Find the lines containing the word "matplotlib" and copy every one of them.

++++++++

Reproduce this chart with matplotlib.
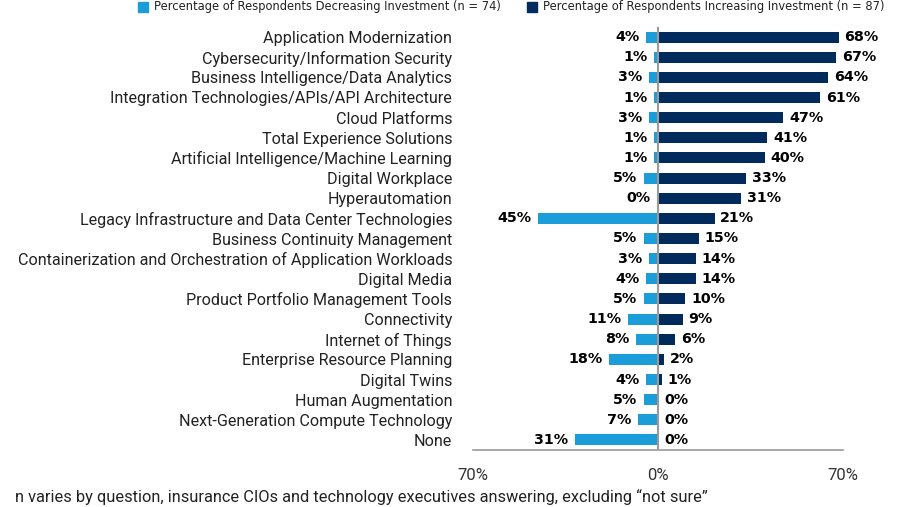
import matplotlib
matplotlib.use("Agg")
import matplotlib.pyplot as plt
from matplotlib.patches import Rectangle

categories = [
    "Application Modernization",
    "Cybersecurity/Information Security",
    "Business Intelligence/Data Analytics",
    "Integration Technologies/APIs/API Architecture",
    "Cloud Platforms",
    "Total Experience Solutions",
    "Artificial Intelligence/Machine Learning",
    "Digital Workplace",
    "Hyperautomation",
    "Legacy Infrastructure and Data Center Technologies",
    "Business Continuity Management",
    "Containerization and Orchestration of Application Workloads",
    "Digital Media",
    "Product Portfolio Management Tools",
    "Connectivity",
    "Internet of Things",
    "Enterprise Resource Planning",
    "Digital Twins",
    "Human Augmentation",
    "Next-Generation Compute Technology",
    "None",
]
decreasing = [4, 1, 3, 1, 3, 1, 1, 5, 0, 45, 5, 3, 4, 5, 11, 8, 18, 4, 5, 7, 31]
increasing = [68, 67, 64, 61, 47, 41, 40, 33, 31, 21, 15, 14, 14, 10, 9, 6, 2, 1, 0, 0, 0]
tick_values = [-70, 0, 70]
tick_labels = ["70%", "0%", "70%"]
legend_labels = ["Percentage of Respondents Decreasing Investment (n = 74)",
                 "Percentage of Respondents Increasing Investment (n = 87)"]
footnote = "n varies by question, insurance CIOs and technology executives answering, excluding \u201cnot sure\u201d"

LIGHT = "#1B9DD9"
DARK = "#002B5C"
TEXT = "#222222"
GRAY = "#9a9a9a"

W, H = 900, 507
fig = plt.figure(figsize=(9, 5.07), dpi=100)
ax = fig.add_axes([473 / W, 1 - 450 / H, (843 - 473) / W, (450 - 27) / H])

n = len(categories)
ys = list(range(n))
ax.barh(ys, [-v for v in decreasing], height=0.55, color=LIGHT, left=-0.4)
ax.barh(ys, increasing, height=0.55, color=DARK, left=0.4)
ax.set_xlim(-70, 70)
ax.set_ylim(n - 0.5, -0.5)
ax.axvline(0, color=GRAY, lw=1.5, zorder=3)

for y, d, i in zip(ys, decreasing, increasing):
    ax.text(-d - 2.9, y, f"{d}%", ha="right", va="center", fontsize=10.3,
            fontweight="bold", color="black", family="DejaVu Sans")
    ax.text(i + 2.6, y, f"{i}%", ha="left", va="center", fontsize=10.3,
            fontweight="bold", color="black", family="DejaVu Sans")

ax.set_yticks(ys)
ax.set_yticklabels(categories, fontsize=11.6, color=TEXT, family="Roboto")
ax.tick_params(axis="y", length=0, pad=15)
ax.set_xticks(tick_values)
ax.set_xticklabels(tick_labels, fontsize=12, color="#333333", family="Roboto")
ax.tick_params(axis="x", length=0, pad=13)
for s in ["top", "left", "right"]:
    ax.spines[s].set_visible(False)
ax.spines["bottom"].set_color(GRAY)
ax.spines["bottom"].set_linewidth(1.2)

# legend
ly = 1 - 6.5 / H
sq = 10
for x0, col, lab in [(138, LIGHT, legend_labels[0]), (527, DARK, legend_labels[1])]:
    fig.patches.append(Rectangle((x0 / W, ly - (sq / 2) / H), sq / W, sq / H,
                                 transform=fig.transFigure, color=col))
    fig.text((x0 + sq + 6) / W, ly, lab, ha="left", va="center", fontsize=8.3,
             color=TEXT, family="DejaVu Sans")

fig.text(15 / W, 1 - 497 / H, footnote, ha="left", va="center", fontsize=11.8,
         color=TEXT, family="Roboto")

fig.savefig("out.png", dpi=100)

++++++++

Output for this exercise >>
Reproduce this chart with matplotlib.
import matplotlib
matplotlib.use("Agg")
import matplotlib.pyplot as plt
from matplotlib.patches import Rectangle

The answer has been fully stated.